En todo el día cesó el fuego por una y otra parte. El enemigo sufrió una gran pérdida. Los defensores se colmaron de gloria, siendo sensible que estos esfuerzos no ofreciesen más resultado que el aniquilamiento recíproco de los combatientes. Lo doloroso y sensible era que muchos escaseaban de lo necesario, y ni había medios, ni la generosidad de los habitantes podía sufragar a tamañas urgencias. Sujeto todo a los trastornos que multiplicaban las circunstancias, no había otro recurso que excitar y aplaudir tanta proeza por medio de proclamas escritas entre la premura, confusión y desorden. El pueblo, siempre amigo de novedades, ansiaba por saber su estado, y no conocía que sólo podían dulcificarse unos males que ya no admitían remedio. A vista de tan heroicos esfuerzos, Palafox manifestó su satisfacción, y procuró interesar a los defensores con un nuevo rasgo de su acendrado patriotismo.

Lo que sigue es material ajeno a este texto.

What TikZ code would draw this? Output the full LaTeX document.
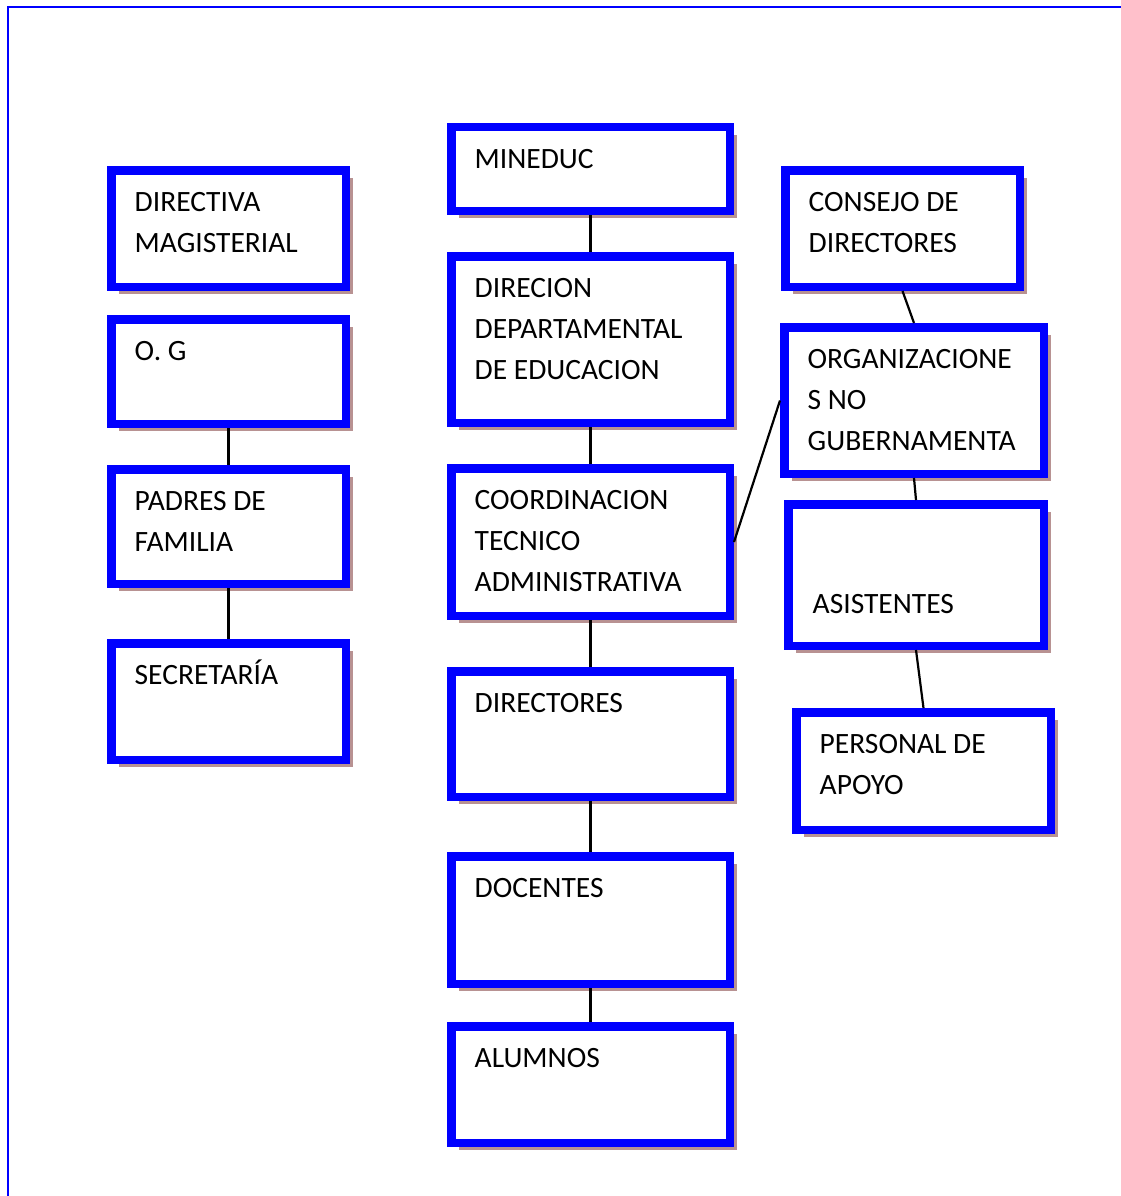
\documentclass[tikz,border=0pt]{standalone}
\usepackage{fontspec}
\setmainfont{Carlito}
\usetikzlibrary{calc,shadows}
\definecolor{boxblue}{RGB}{0,0,255}
\definecolor{shadowc}{RGB}{184,146,146}
\begin{document}
\begin{tikzpicture}[x=1pt,y=-1pt,
  orgbox/.style={draw=boxblue, line width=8.5pt, fill=white, rectangle, inner sep=0pt,
    drop shadow={shadow xshift=7.5pt, shadow yshift=-7.5pt, fill=shadowc, opacity=1}},
  txt/.style={anchor=base west, inner sep=0pt, font=\fontsize{29.5}{41}\selectfont},
  conn/.style={draw=black, line width=2.2pt}]
\useasboundingbox (0,0) rectangle (1121,1196);
\fill[white] (0,0) rectangle (1121,1196);
\draw[boxblue, line width=2.5pt] (8,1200) -- (8,7) -- (1125,7);

% box macro: name, x1, y1, x2, y2 (outer edges)
\newcommand{\orgbx}[5]{%
  \node[orgbox, minimum width={#4-#2-8.5}, minimum height={#5-#3-8.5}] (#1) at ({(#2+#4)/2},{(#3+#5)/2}) {};}
\newcommand{\orgtx}[4]{% name, x1, y1 (outer), list
  \foreach \t [count=\i] in {#4} \node[txt] (#1-t\i) at ({#2+27.5},{#3+45.5+41*(\i-1)}) {\t};}

% left column
\orgbx{dm}{107}{166}{350}{291}
\orgbx{og}{107}{315}{350}{428}
\orgbx{pf}{107}{465}{350}{588}
\orgbx{sec}{107}{639}{350}{764}
% middle column
\orgbx{min}{447}{123}{734}{215}
\orgbx{dde}{447}{252}{734}{427}
\orgbx{cta}{447}{464}{734}{620}
\orgbx{dir}{447}{667}{734}{801}
\orgbx{doc}{447}{852}{734}{988}
\orgbx{alu}{447}{1022}{734}{1147}
% right column
\orgbx{cdd}{781}{166}{1024}{291}
\orgbx{ong}{780}{323}{1048}{478}
\orgbx{asi}{784}{500}{1048}{650}
\orgbx{pda}{792}{708}{1055}{834}

% connectors
\draw[conn] (og.south) -- (pf.north);
\draw[conn] (pf.south) -- (sec.north);
\draw[conn] (min.south) -- (dde.north);
\draw[conn] (dde.south) -- (cta.north);
\draw[conn] (cta.south) -- (dir.north);
\draw[conn] (dir.south) -- (doc.north);
\draw[conn] (doc.south) -- (alu.north);
\draw[conn] (cdd.south) -- (ong.north);
\draw[conn] (ong.south) -- (asi.north);
\draw[conn] (asi.south) -- (pda.north);
\draw[conn] (cta.east) -- (ong.west);

% texts
\orgtx{dm}{107}{166}{DIRECTIVA,MAGISTERIAL}
\orgtx{og}{107}{315}{O. G}
\orgtx{pf}{107}{465}{PADRES DE,FAMILIA}
\orgtx{sec}{107}{639}{SECRETARÍA}
\orgtx{min}{447}{123}{MINEDUC}
\orgtx{dde}{447}{252}{DIRECION,DEPARTAMENTAL,DE EDUCACION}
\orgtx{cta}{447}{464}{COORDINACION,TECNICO,ADMINISTRATIVA}
\orgtx{dir}{447}{667}{DIRECTORES}
\orgtx{doc}{447}{852}{DOCENTES}
\orgtx{alu}{447}{1022}{ALUMNOS}
\orgtx{cdd}{781}{166}{CONSEJO DE,DIRECTORES}
\orgtx{ong}{780}{323}{ORGANIZACIONE,S NO,GUBERNAMENTA}
\orgtx{asi}{785}{568}{ASISTENTES}
\orgtx{pda}{792}{708}{PERSONAL DE,APOYO}
\end{tikzpicture}
\end{document}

«Vecinos y habitantes de Zaragoza: acabáis de ver lo que saben y pueden hacer los valientes paisanos de esta invencible ciudad. Su valor ha llegado hoy a tal grado, que debemos reconocer se debe a la infinita misericordia del Señor, y a la especial protección que nos dispensa María Santísima del Pilar. Seamos agradecidos, reformemos para siempre nuestras costumbres, y conózcase en cada uno de nosotros que somos hijos favorecidos de María. Seamos también agradecidos a esos valerosos paisanos, que unidos a los bizarros soldados de nuestro ejército, libran la ciudad de la más amarga y afrentosa esclavitud. El enemigo creería ya haber degollado mañana las personas más dignas de la ciudad, tener aprisionados a los paisanos para llevarlos a morir en el Norte, haber abusado de las virtuosas mujeres, y tener despedazadas por esas calles a las inocentes criaturas. ¡Terrible día de horror y espanto se preparaba para Zaragoza! Los paisanos y los valientes soldados del ejército la han libertado de esta desgracia, y ahora no hay remedio, se ha de seguir la victoria; y continuando en el valor y celo que hoy, espero que dentro de pocas horas no habrá un francés, y podremos respirar alegremente. Estos valientes defensores de la patria deben ser socorridos, como en efecto he dispuesto que se les suministre cinco reales de vellón diarios a cada uno, y ración de vino. Varias personas pudientes se han adelantado a ofrecer sus caudales, y he comisionado al regente de la audiencia para recibirlos, y entregar lo que se les vaya librando al intento. Yo le he remitido mis relojes, mi plata labrada y todo cuanto tenía, sin reservarme más que la espada para vengar las injurias que os ha hecho esa infame y cobarde nación. He mandado que mi mesa se reduzca al rancho de soldado raso, y que todo mi sueldo se invierta en beneficio de los defensores de la ciudad. Zaragozanos, desahogad ahora vuestra fidelidad y patriotismo, y entregad al regente cuanto os dicte vuestro celo para socorrer los paisanos, pues si logramos la victoria antes de acabarse el fondo, se invertirá el sobrante en premiar a los que se distingan, socorrer a las mujeres de los que mueran, y dotar a sus hijas. Ayudadme, Zaragozanos, y os aseguro que venceremos, y que iremos todos juntos con la mayor devoción y reconocimiento a dar las gracias a la Virgen Santísima del Pilar, que tan visiblemente nos protege y defiende. Cuartel general de Zaragoza 1 de febrero de 1809.=Palafox.»